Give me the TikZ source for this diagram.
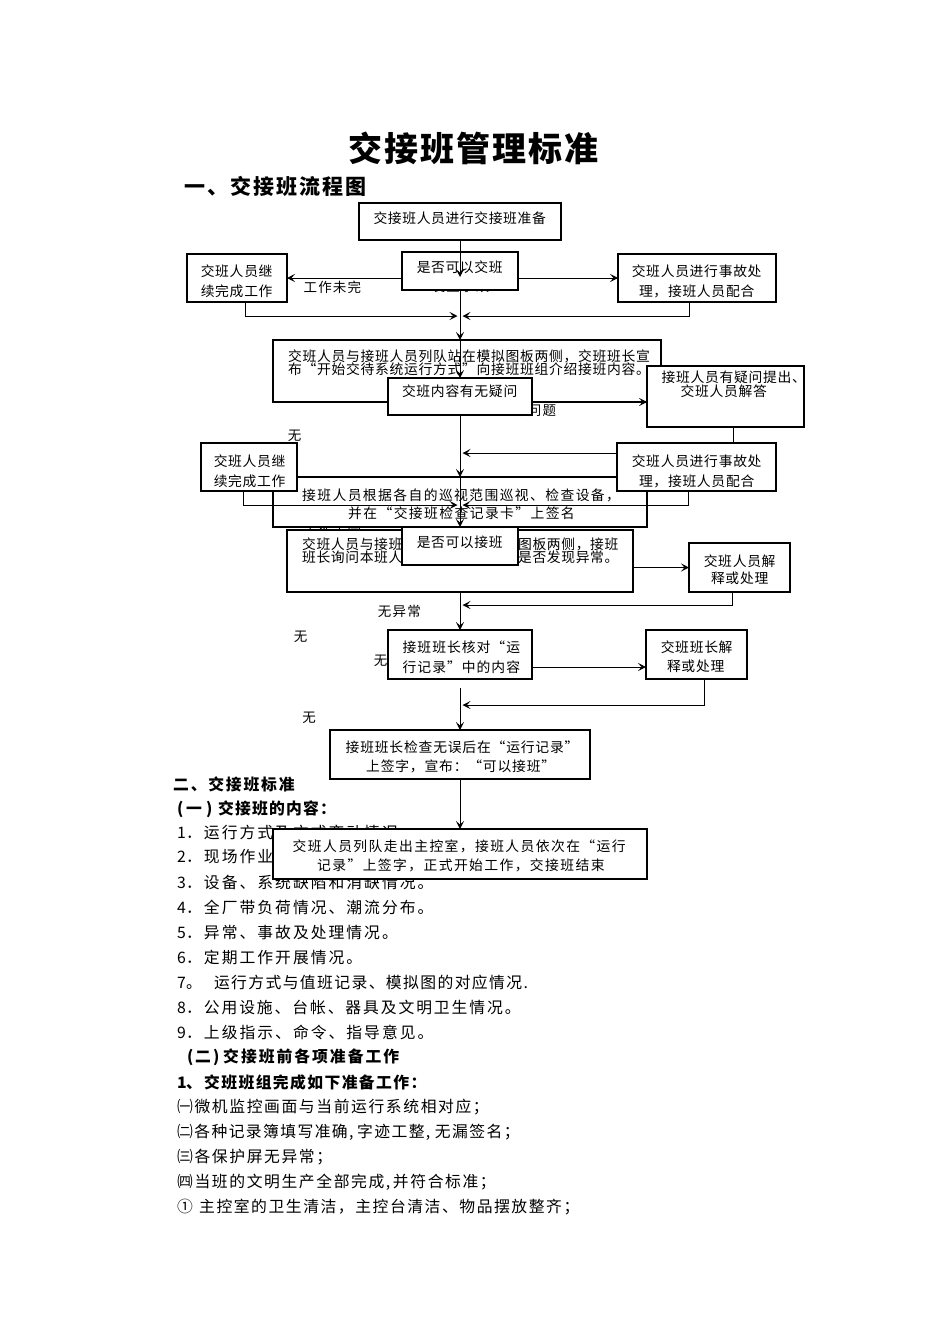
\documentclass[tikz,border=0pt]{standalone}
\usepackage{fontspec}
\setmainfont{Noto Sans CJK SC}
\usetikzlibrary{arrows.meta,calc}
\makeatletter
\newcommand\spr[2]{\begingroup\def\spr@w{#1}\spr@loop#2\spr@stop\endgroup}
\def\spr@stop{\spr@stop}
\def\spr@loop#1{\ifx\spr@stop#1\else\makebox[\spr@w pt][l]{#1}\expandafter\spr@loop\fi}
\makeatother
\newcommand\bx[5]{\node[box,minimum width={#4-#2},minimum height={#5-#3}] (#1) at ({(#2+#4)/2},{(#3+#5)/2}) {};}
\begin{document}
\begin{tikzpicture}[x=1pt,y=-1pt,
  box/.style={draw,line width=1.2pt,fill=white,inner sep=0pt,outer sep=0pt},
  tx/.style={inner sep=0pt,font=\fontsize{13.8}{15}\selectfont},
  lb/.style={inner sep=0pt,font=\fontsize{13.5}{15}\selectfont},
  li/.style={inner sep=0pt,anchor=west,font=\fontsize{15.8}{17}\selectfont},
  hd/.style={inner sep=0pt,anchor=west,font=\fontsize{15.8}{17}\selectfont\bfseries},
  arr/.style={line width=1pt,-{Stealth[length=8pt,width=8pt,inset=3.5pt]}},
  ln/.style={line width=1pt}]
\useasboundingbox (0,0) rectangle (950,1344);
\fill[white] (0,0) rectangle (950,1344);

% titles
\node[inner sep=0pt,anchor=west,font=\fontsize{34}{36}\selectfont\bfseries] (title) at (348,148) {\spr{36}{交接班管理标准}};
\node[inner sep=0pt,anchor=west,font=\fontsize{21}{23}\selectfont\bfseries] (h1) at (184,186) {\spr{23}{一、交接班流程图}};

% texts that lie under boxes
\node[li] (i1) at (177,832) {\makebox[9pt][l]{1}\spr{17.8}{．运行方式及方式变动情况}};
\node[li] (i2) at (177,857) {\makebox[9pt][l]{2}\spr{17.8}{．现场作业}};
\node[li] (i3) at (177,882) {\makebox[9pt][l]{3}\spr{17.8}{．设备、系统缺陷和消缺情况。}};
\node[lb] (l0) at (461,286) {\spr{14.7}{发生事故}};
\node[lb,anchor=west] (l2) at (513,410) {\spr{14.7}{有问题}};
\node[lb] (l4) at (333,531) {\spr{14.7}{工作未完}};
\node[lb] (l1) at (333,287) {\spr{14.7}{工作未完}};
\node[lb] (l3) at (294.5,436) {无};
\node[lb] (l5) at (400,611) {\spr{14.7}{无异常}};
\node[lb] (l6) at (300.5,637) {无};
\node[lb] (l7) at (380.5,661) {无};
\node[lb] (l8) at (309,718) {无};

% boxes with their texts
\bx{box1}{359}{203}{561}{240}
\node[tx] (t1) at (460,218) {\spr{14.4}{交接班人员进行交接班准备}};
\bx{left1}{187}{254}{287}{302}
\node[tx] (t2a) at (237,271) {\spr{14.5}{交班人员继}};
\node[tx] (t2b) at (237,291.5) {\spr{14.5}{续完成工作}};
\bx{right1}{618}{254}{776}{302}
\node[tx] (t3a) at (697,271) {\spr{14.5}{交班人员进行事故处}};
\node[tx] (t3b) at (697,291.5) {\spr{14.5}{理，接班人员配合}};
\bx{dec1}{402}{252}{518}{290}
\node[tx] (t4) at (460,267) {\spr{14.4}{是否可以交班}};
\bx{box3}{273}{340}{661}{402}
\node[tx,anchor=west] (t5a) at (288,356) {\spr{14.5}{交班人员与接班人员列队站在模拟图板两侧，交班班长宣}};
\node[tx,anchor=west] (t5b) at (288,369) {\spr{14.5}{布“开始交待系统运行方式”向接班班组介绍接班内容。}};
\bx{dec2}{388}{378}{532}{415}
\node[tx] (t6) at (460,391) {\spr{14.5}{交班内容有无疑问}};
\bx{right2}{647}{366}{804}{427}
\node[tx,anchor=west] (t7a) at (661.5,377) {\spr{14.5}{接班人员有疑问提出、}};
\node[tx,anchor=west] (t7b) at (680.5,391) {\spr{14.5}{交班人员解答}};
\bx{box4}{273}{477}{647}{527}
\node[tx,anchor=west] (t8a) at (302,495) {\spr{15.2}{接班人员根据各自的巡视范围巡视、检查设备，}};
\node[tx,anchor=west] (t8b) at (348,513) {\spr{15.2}{并在“交接班检查记录卡”上签名}};
\bx{left2}{201}{443}{297}{491}
\node[tx] (t9a) at (250,461) {\spr{14.5}{交班人员继}};
\node[tx] (t9b) at (250,481) {\spr{14.5}{续完成工作}};
\bx{right3}{617}{443}{776}{491}
\node[tx] (t10a) at (697,461) {\spr{14.5}{交班人员进行事故处}};
\node[tx] (t10b) at (697,481) {\spr{14.5}{理，接班人员配合}};
\bx{box5}{287}{530}{633}{592}
\node[tx,anchor=west] (t11a) at (302,544) {\spr{14.4}{交班人员与接班}};
\node[tx,anchor=west] (t11b) at (518,544) {\spr{14.4}{图板两侧，接班}};
\node[tx,anchor=west] (t11c) at (302,557) {\spr{14.4}{班长询问本班人}};
\node[tx,anchor=west] (t11d) at (518,557) {\spr{14.4}{是否发现异常。}};
\bx{dec3}{402}{527}{518}{565}
\node[tx] (t12) at (460,542) {\spr{14.4}{是否可以接班}};
\bx{right5}{689}{543}{790}{592}
\node[tx] (t13a) at (740,561) {\spr{14.5}{交班人员解}};
\node[tx] (t13b) at (740,578) {\spr{14.5}{释或处理}};
\bx{box6}{388}{630}{532}{679}
\node[tx,anchor=west] (t14a) at (402.5,647.5) {\spr{14.8}{接班班长核对“运}};
\node[tx,anchor=west] (t14b) at (402.5,667) {\spr{14.8}{行记录”中的内容}};
\bx{right6}{646}{630}{747}{679}
\node[tx] (t15a) at (697,647.5) {\spr{14.5}{交班班长解}};
\node[tx] (t15b) at (696,666) {\spr{14.5}{释或处理}};
\bx{box7}{330}{730}{590}{779}
\node[tx,anchor=west] (t16a) at (345.5,747.5) {\spr{14.6}{接班班长检查无误后在“运行记录”}};
\node[tx,anchor=west] (t16b) at (366,766.5) {\spr{14.6}{上签字，宣布：“可以接班”}};
\bx{box8}{273}{829}{647}{879}
\node[tx,anchor=west] (t17a) at (292.5,846.5) {\spr{15.2}{交班人员列队走出主控室，接班人员依次在“运行}};
\node[tx,anchor=west] (t17b) at (317,865) {\spr{15.2}{记录”上签字，正式开始工作，交接班结束}};

% connectors
\coordinate (m1) at (460,316);
\coordinate (s1) at (245.5,302);
\coordinate (s2) at (689,302);
\coordinate (s3) at (733,427);
\coordinate (m2) at (460,453);
\coordinate (m3) at (460,505);
\coordinate (s4) at (243.5,491);
\coordinate (s5) at (688,491);
\coordinate (s6) at (732.5,592);
\coordinate (m4) at (460,605);
\coordinate (y18) at (600,667);
\coordinate (s7) at (704,679);
\coordinate (m5) at (460,705);
\coordinate (c20) at (460,688);

\draw[arr] (box1.south) -- ($(dec1.center)+(0,6)$);
\draw[arr] (dec1.west |- left1.east) -- (left1.east);
\draw[arr] (dec1.east |- right1.west) -- (right1.west);
\draw[arr] (dec1.south) -- (dec1.south |- box3.north);
\draw[arr] (s1) |- ([xshift=-2.5pt]m1);
\draw[arr] (s2) |- ([xshift=2.5pt]m1);
\draw[arr] (dec1.south |- box3.north) -- (dec2.north);
\draw[arr] (dec2.east |- box3.south) -- (right2.west |- box3.south);
\draw[ln] (s3) -- (s3 |- right3.north);
\draw[arr] (right3.west |- m2) -- ([xshift=2.5pt]m2);
\draw[arr] (dec2.south) -- (box4.north);
\draw[arr] (box4.north) -- (dec3.north);
\draw[arr] (s4) |- ([xshift=-2.5pt]m3);
\draw[arr] (s5) |- ([xshift=2.5pt]m3);
\draw[arr] (box5.east |- right5.west) -- (right5.west);
\draw[arr] (s6) |- ([xshift=2.5pt]m4);
\draw[arr] (box5.south) -- (box6.north);
\draw[arr] (box6.east |- y18) -- (right6.west |- y18);
\draw[arr] (s7) |- ([xshift=2.5pt]m5);
\draw[arr] (c20) -- (box7.north);
\draw[arr] (box7.south) -- (box8.north);

% standards text
\node[hd] (h2) at (173,784) {\spr{17.6}{二、交接班标准}};
\node[hd] (h3) at (177,809) {\makebox[9pt][l]{(}\makebox[20pt][l]{一}\makebox[12pt][l]{)}\spr{17}{交接班的内容：}};
\node[li] (i4) at (177,907) {\makebox[9pt][l]{4}\spr{17.8}{．全厂带负荷情况、潮流分布。}};
\node[li] (i5) at (177,932) {\makebox[9pt][l]{5}\spr{17.8}{．异常、事故及处理情况。}};
\node[li] (i6) at (177,957) {\makebox[9pt][l]{6}\spr{17.8}{．定期工作开展情况。}};
\node[li] (i7) at (177,982) {\makebox[9pt][l]{7}\spr{17.8}{。}\hspace{10pt}\spr{17.2}{运行方式与值班记录、模拟图的对应情况}.};
\node[li] (i8) at (177,1007) {\makebox[9pt][l]{8}\spr{17.7}{．公用设施、台帐、器具及文明卫生情况。}};
\node[li] (i9) at (177,1032) {\makebox[9pt][l]{9}\spr{17.8}{．上级指示、命令、指导意见。}};
\node[hd] (h4) at (187,1057) {\makebox[8pt][l]{(}\makebox[18pt][l]{二}\makebox[10pt][l]{)}\spr{17.8}{交接班前各项准备工作}};
\node[hd] (h5) at (177,1082) {\makebox[9pt][l]{1}\spr{18}{、}\spr{17.2}{交班班组完成如下准备工作：}};
\node[li] (p1) at (177,1107) {\spr{17.4}{㈠微机监控画面与当前运行系统相对应；}};
\node[li] (p2) at (177,1132) {\spr{17.2}{㈡各种记录簿填写准确}\makebox[8pt][l]{,}\spr{17.2}{字迹工整}\makebox[9pt][l]{,}\spr{17.2}{无漏签名；}};
\node[li] (p3) at (177,1157) {\spr{17.4}{㈢各保护屏无异常；}};
\node[li] (p4) at (177,1182) {\spr{17.4}{㈣当班的文明生产全部完成}\makebox[7pt][l]{,}\spr{17.4}{并符合标准；}};
\node[li] (p5) at (177,1207) {\makebox[22pt][l]{①}\spr{17.35}{主控室的卫生清洁，主控台清洁、物品摆放整齐；}};
\end{tikzpicture}
\end{document}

The task - Look at the listing and set down only the lines from its start through the line with "(h1) at (184,186)", word for word and without pictures.

Response to the exercise -
Give me the TikZ source for this diagram.
\documentclass[tikz,border=0pt]{standalone}
\usepackage{fontspec}
\setmainfont{Noto Sans CJK SC}
\usetikzlibrary{arrows.meta,calc}
\makeatletter
\newcommand\spr[2]{\begingroup\def\spr@w{#1}\spr@loop#2\spr@stop\endgroup}
\def\spr@stop{\spr@stop}
\def\spr@loop#1{\ifx\spr@stop#1\else\makebox[\spr@w pt][l]{#1}\expandafter\spr@loop\fi}
\makeatother
\newcommand\bx[5]{\node[box,minimum width={#4-#2},minimum height={#5-#3}] (#1) at ({(#2+#4)/2},{(#3+#5)/2}) {};}
\begin{document}
\begin{tikzpicture}[x=1pt,y=-1pt,
  box/.style={draw,line width=1.2pt,fill=white,inner sep=0pt,outer sep=0pt},
  tx/.style={inner sep=0pt,font=\fontsize{13.8}{15}\selectfont},
  lb/.style={inner sep=0pt,font=\fontsize{13.5}{15}\selectfont},
  li/.style={inner sep=0pt,anchor=west,font=\fontsize{15.8}{17}\selectfont},
  hd/.style={inner sep=0pt,anchor=west,font=\fontsize{15.8}{17}\selectfont\bfseries},
  arr/.style={line width=1pt,-{Stealth[length=8pt,width=8pt,inset=3.5pt]}},
  ln/.style={line width=1pt}]
\useasboundingbox (0,0) rectangle (950,1344);
\fill[white] (0,0) rectangle (950,1344);

% titles
\node[inner sep=0pt,anchor=west,font=\fontsize{34}{36}\selectfont\bfseries] (title) at (348,148) {\spr{36}{交接班管理标准}};
\node[inner sep=0pt,anchor=west,font=\fontsize{21}{23}\selectfont\bfseries] (h1) at (184,186) {\spr{23}{一、交接班流程图}};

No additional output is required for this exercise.